• Stated task: Each line of the material must be repeated precisely, with the pictures left out.

━━━━━ Data block ━━━━━

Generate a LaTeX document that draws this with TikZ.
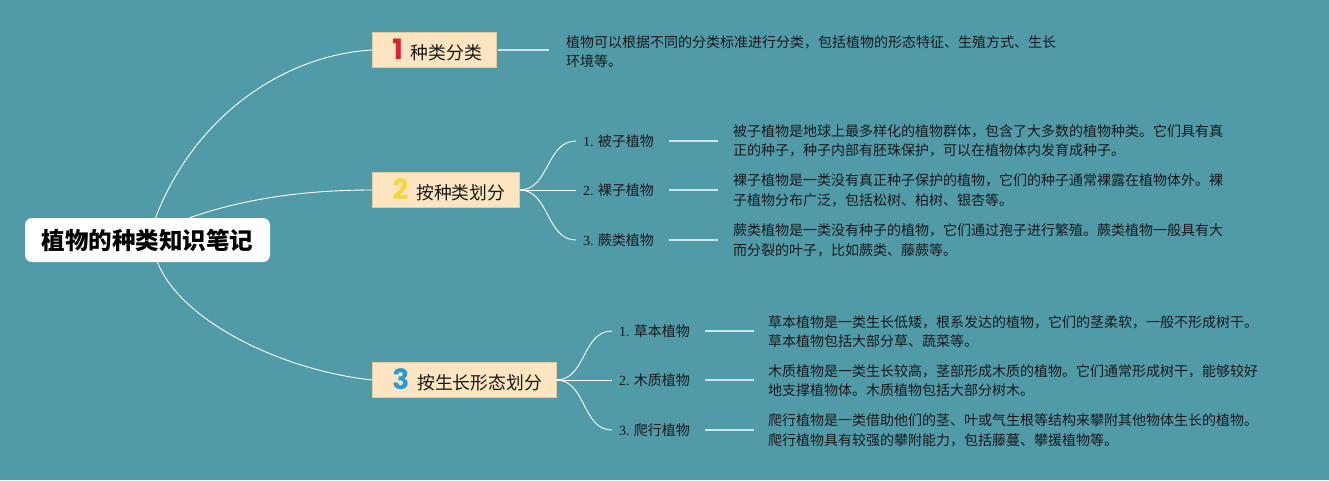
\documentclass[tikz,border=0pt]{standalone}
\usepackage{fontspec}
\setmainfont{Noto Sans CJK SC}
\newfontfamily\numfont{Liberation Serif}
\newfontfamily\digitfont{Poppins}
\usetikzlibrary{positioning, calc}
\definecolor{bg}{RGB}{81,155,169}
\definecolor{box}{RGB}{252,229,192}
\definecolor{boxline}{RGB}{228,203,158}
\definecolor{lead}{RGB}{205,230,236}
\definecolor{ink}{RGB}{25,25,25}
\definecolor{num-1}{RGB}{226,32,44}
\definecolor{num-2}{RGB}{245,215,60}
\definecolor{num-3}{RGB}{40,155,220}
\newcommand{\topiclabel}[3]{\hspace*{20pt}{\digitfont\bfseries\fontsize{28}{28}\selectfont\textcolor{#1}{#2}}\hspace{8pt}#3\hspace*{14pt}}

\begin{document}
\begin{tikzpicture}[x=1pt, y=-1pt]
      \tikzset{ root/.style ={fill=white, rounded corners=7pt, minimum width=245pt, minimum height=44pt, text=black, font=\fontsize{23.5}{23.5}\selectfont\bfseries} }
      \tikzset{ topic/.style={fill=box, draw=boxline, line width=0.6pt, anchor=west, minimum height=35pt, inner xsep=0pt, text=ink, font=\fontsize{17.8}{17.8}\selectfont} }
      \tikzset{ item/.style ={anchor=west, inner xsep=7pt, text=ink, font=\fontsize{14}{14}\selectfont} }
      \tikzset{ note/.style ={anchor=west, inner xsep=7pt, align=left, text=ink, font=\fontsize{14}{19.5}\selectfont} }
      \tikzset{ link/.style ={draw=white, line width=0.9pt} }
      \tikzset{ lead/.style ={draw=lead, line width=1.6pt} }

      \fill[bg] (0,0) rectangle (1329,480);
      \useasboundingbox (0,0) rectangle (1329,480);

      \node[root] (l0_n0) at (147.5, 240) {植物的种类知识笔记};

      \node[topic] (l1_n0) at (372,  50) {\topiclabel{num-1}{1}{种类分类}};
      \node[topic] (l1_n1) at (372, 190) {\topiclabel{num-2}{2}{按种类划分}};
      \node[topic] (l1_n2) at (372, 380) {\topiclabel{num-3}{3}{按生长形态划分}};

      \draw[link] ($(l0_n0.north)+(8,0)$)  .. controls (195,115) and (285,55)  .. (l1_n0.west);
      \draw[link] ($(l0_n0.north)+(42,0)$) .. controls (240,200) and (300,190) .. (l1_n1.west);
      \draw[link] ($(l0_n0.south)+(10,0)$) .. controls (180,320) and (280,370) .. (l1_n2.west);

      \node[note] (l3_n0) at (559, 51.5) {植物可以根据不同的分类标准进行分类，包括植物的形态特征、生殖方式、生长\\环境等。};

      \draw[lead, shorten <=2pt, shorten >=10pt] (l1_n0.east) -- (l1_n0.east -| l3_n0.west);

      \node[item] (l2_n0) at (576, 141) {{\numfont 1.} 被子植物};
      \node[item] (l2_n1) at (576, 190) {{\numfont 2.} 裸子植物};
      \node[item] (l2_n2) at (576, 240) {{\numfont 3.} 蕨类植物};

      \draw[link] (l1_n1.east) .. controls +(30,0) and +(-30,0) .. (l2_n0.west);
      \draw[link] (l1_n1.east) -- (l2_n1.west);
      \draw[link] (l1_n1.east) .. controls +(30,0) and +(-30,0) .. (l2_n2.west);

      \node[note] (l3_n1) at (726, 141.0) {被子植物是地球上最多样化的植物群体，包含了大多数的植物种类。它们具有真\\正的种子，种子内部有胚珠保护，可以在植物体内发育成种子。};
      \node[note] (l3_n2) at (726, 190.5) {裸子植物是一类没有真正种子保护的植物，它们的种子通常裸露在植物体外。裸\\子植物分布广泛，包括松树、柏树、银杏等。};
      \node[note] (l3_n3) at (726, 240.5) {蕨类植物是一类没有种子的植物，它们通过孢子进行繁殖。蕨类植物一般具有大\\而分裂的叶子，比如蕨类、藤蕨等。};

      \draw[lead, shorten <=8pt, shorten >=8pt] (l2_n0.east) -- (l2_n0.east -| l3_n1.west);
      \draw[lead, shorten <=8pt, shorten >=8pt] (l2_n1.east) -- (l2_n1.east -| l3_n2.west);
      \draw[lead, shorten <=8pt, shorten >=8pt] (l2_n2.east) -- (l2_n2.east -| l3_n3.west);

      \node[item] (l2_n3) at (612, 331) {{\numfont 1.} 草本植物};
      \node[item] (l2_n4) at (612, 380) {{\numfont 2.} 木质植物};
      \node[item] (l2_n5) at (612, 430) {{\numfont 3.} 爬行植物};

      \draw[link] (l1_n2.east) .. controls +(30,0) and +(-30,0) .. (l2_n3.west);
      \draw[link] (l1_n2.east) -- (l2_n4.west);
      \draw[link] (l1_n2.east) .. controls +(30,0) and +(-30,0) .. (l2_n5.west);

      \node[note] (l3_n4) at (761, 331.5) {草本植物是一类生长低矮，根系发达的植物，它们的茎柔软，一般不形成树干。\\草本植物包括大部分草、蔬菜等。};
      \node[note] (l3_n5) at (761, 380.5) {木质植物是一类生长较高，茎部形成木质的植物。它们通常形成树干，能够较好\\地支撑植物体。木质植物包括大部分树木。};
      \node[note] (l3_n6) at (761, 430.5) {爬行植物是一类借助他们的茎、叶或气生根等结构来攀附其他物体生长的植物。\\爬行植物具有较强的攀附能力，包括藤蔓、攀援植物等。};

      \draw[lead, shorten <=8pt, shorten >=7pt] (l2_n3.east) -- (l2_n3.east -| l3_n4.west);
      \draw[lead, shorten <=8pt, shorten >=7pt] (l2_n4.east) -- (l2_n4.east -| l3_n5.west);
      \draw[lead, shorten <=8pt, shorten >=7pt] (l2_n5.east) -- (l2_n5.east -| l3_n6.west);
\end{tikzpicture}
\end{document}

━━━━━

• Response to the exercise:
Generate a LaTeX document that draws this with TikZ.
\documentclass[tikz,border=0pt]{standalone}
\usepackage{fontspec}
\setmainfont{Noto Sans CJK SC}
\newfontfamily\numfont{Liberation Serif}
\newfontfamily\digitfont{Poppins}
\usetikzlibrary{positioning, calc}
\definecolor{bg}{RGB}{81,155,169}
\definecolor{box}{RGB}{252,229,192}
\definecolor{boxline}{RGB}{228,203,158}
\definecolor{lead}{RGB}{205,230,236}
\definecolor{ink}{RGB}{25,25,25}
\definecolor{num-1}{RGB}{226,32,44}
\definecolor{num-2}{RGB}{245,215,60}
\definecolor{num-3}{RGB}{40,155,220}
\newcommand{\topiclabel}[3]{\hspace*{20pt}{\digitfont\bfseries\fontsize{28}{28}\selectfont\textcolor{#1}{#2}}\hspace{8pt}#3\hspace*{14pt}}

\begin{document}
\begin{tikzpicture}[x=1pt, y=-1pt]
      \tikzset{ root/.style ={fill=white, rounded corners=7pt, minimum width=245pt, minimum height=44pt, text=black, font=\fontsize{23.5}{23.5}\selectfont\bfseries} }
      \tikzset{ topic/.style={fill=box, draw=boxline, line width=0.6pt, anchor=west, minimum height=35pt, inner xsep=0pt, text=ink, font=\fontsize{17.8}{17.8}\selectfont} }
      \tikzset{ item/.style ={anchor=west, inner xsep=7pt, text=ink, font=\fontsize{14}{14}\selectfont} }
      \tikzset{ note/.style ={anchor=west, inner xsep=7pt, align=left, text=ink, font=\fontsize{14}{19.5}\selectfont} }
      \tikzset{ link/.style ={draw=white, line width=0.9pt} }
      \tikzset{ lead/.style ={draw=lead, line width=1.6pt} }

      \fill[bg] (0,0) rectangle (1329,480);
      \useasboundingbox (0,0) rectangle (1329,480);

      \node[root] (l0_n0) at (147.5, 240) {植物的种类知识笔记};

      \node[topic] (l1_n0) at (372,  50) {\topiclabel{num-1}{1}{种类分类}};
      \node[topic] (l1_n1) at (372, 190) {\topiclabel{num-2}{2}{按种类划分}};
      \node[topic] (l1_n2) at (372, 380) {\topiclabel{num-3}{3}{按生长形态划分}};

      \draw[link] ($(l0_n0.north)+(8,0)$)  .. controls (195,115) and (285,55)  .. (l1_n0.west);
      \draw[link] ($(l0_n0.north)+(42,0)$) .. controls (240,200) and (300,190) .. (l1_n1.west);
      \draw[link] ($(l0_n0.south)+(10,0)$) .. controls (180,320) and (280,370) .. (l1_n2.west);

      \node[note] (l3_n0) at (559, 51.5) {植物可以根据不同的分类标准进行分类，包括植物的形态特征、生殖方式、生长\\环境等。};

      \draw[lead, shorten <=2pt, shorten >=10pt] (l1_n0.east) -- (l1_n0.east -| l3_n0.west);

      \node[item] (l2_n0) at (576, 141) {{\numfont 1.} 被子植物};
      \node[item] (l2_n1) at (576, 190) {{\numfont 2.} 裸子植物};
      \node[item] (l2_n2) at (576, 240) {{\numfont 3.} 蕨类植物};

      \draw[link] (l1_n1.east) .. controls +(30,0) and +(-30,0) .. (l2_n0.west);
      \draw[link] (l1_n1.east) -- (l2_n1.west);
      \draw[link] (l1_n1.east) .. controls +(30,0) and +(-30,0) .. (l2_n2.west);

      \node[note] (l3_n1) at (726, 141.0) {被子植物是地球上最多样化的植物群体，包含了大多数的植物种类。它们具有真\\正的种子，种子内部有胚珠保护，可以在植物体内发育成种子。};
      \node[note] (l3_n2) at (726, 190.5) {裸子植物是一类没有真正种子保护的植物，它们的种子通常裸露在植物体外。裸\\子植物分布广泛，包括松树、柏树、银杏等。};
      \node[note] (l3_n3) at (726, 240.5) {蕨类植物是一类没有种子的植物，它们通过孢子进行繁殖。蕨类植物一般具有大\\而分裂的叶子，比如蕨类、藤蕨等。};

      \draw[lead, shorten <=8pt, shorten >=8pt] (l2_n0.east) -- (l2_n0.east -| l3_n1.west);
      \draw[lead, shorten <=8pt, shorten >=8pt] (l2_n1.east) -- (l2_n1.east -| l3_n2.west);
      \draw[lead, shorten <=8pt, shorten >=8pt] (l2_n2.east) -- (l2_n2.east -| l3_n3.west);

      \node[item] (l2_n3) at (612, 331) {{\numfont 1.} 草本植物};
      \node[item] (l2_n4) at (612, 380) {{\numfont 2.} 木质植物};
      \node[item] (l2_n5) at (612, 430) {{\numfont 3.} 爬行植物};

      \draw[link] (l1_n2.east) .. controls +(30,0) and +(-30,0) .. (l2_n3.west);
      \draw[link] (l1_n2.east) -- (l2_n4.west);
      \draw[link] (l1_n2.east) .. controls +(30,0) and +(-30,0) .. (l2_n5.west);

      \node[note] (l3_n4) at (761, 331.5) {草本植物是一类生长低矮，根系发达的植物，它们的茎柔软，一般不形成树干。\\草本植物包括大部分草、蔬菜等。};
      \node[note] (l3_n5) at (761, 380.5) {木质植物是一类生长较高，茎部形成木质的植物。它们通常形成树干，能够较好\\地支撑植物体。木质植物包括大部分树木。};
      \node[note] (l3_n6) at (761, 430.5) {爬行植物是一类借助他们的茎、叶或气生根等结构来攀附其他物体生长的植物。\\爬行植物具有较强的攀附能力，包括藤蔓、攀援植物等。};

      \draw[lead, shorten <=8pt, shorten >=7pt] (l2_n3.east) -- (l2_n3.east -| l3_n4.west);
      \draw[lead, shorten <=8pt, shorten >=7pt] (l2_n4.east) -- (l2_n4.east -| l3_n5.west);
      \draw[lead, shorten <=8pt, shorten >=7pt] (l2_n5.east) -- (l2_n5.east -| l3_n6.west);
\end{tikzpicture}
\end{document}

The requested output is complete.